Qu'il est parfois beau d'ignorer quelque chose de grand, et qu'il est triste parfois de la connaître ; d'éprouver tant de souffrance devant l'usage des mots parfois bien incapables d'exprimer, de transmettre un vécu émotionnel... A l'heure où j'écris ces lignes je viens de voir à nouveau les Voix Spirituelles d'Alexander Sokourov, un de ces quelques moments précieux du Grand Septième qui - tout simplement - dépasse le cinéma.
Un film éternel, car en dehors du temps. Un film calme, qui prend son temps. Un film trouble, complexe et solitaire qui le transforme... Un Art du temps, sous toutes ses formes : des origines, des éléments, des hommes et des humeurs. Temps des blessures, du retour au foyer ou de l'exil, de l'activité naturelle et du mouvement fraternel. Temps du tempo, temps des fissures et temps du Loup. Et de l'Homme.
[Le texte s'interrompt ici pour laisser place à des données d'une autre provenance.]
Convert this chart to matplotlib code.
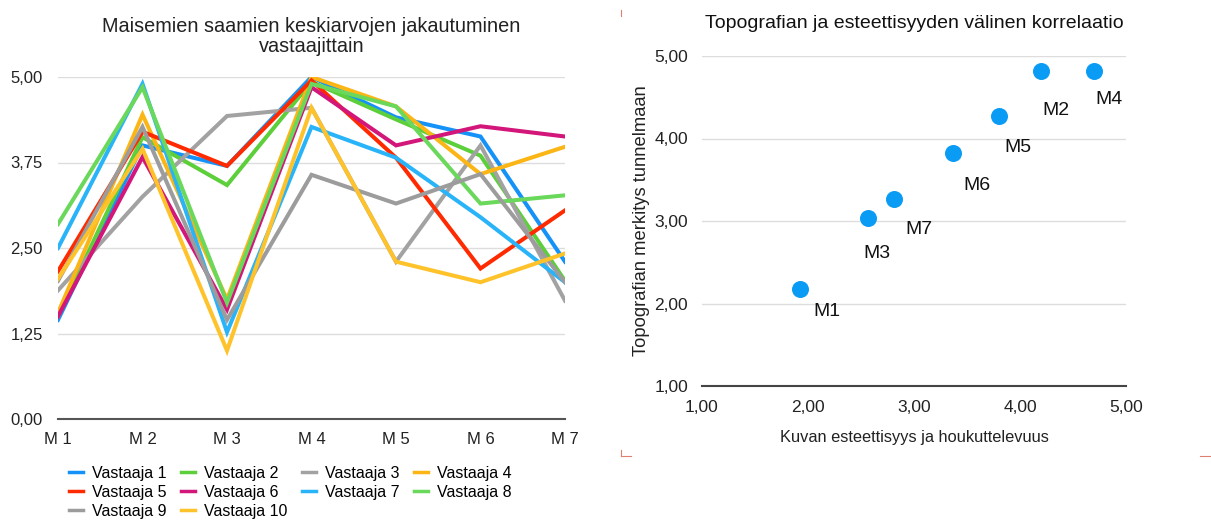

Les Voix Spirituelles sont pratiquement inénarrables, et ce sont leurs vertus : un morceau de temps composé puis composite, pourtant entier d'un bout à l'autre. Plusieurs heures de pure contemplation, florilège d'images et de sons qui se ruminent, s'infusent, se diluent dans la pupille et caressent le tympan. Cinq tableaux concrètement séparés par Alexander Sokourov, témoignage discret mais solide de la charpente esthétique de son Arche enrobée de textures illimitées, de nappes aériennes démultipliées et d'une étrange, d'une indescriptible solennité.
Il y a d'abord ce plan originel qui semble ne jamais s'arrêter, invitant noblement à l'écoute des grands musiciens de la Musique : là un génie éthéré, ici un conquérant pulsatif avec au centre un instrument en accord avec lui-même. Trois moments distincts de cordes frottées et de piano seul, choeur dense en osmose avec un paysage ouvertement fixe mais aux richesses instables et pittoresques : sapins sépias et beiges neiges protégées par les anges du dessus, tableau qui se fermente... Tableau qui se tourmente. Parfois une éclaircie laisse entrevoir Beethoven, un instant Mozart marche égaré dans les taillis. Ce premier plan est le plan de l'Éternité, que les aiguilles d'horloges ne pourront programmer...
On continue de se perdre dans ce long et beau voyage. L'imaginaire, au fil des instants indénombrables de ces Voix Spirituelles, se développe à son rythme. Et alors devant ce vaste tableau de soldats, d'accolades, de régiments, de fusils et de gamelles mais aussi de chemins escarpés, de broussailles, de moucherons puis de nuages caractériels l'ennui devient une illusion : impossible, absurde même, de détourner le regard de la Magie du spectacle. Simplement parce que Sokourov redonne confiance et foi au potentiel méditatif du commun des mortels : parce qu'il croit en l'Art, sans doutes.
Les Voix Spirituelles seront propres à chacun. Ni simple long métrage, ni simple film poétique ni même simplement chef d'oeuvre elles constituent entre elles quelque chose de l'ordre du sublime, du recueillement puis du changement. Un véritable don artistique à vivre au moins une fois dans sa vie. C'est Beau, tout simplement.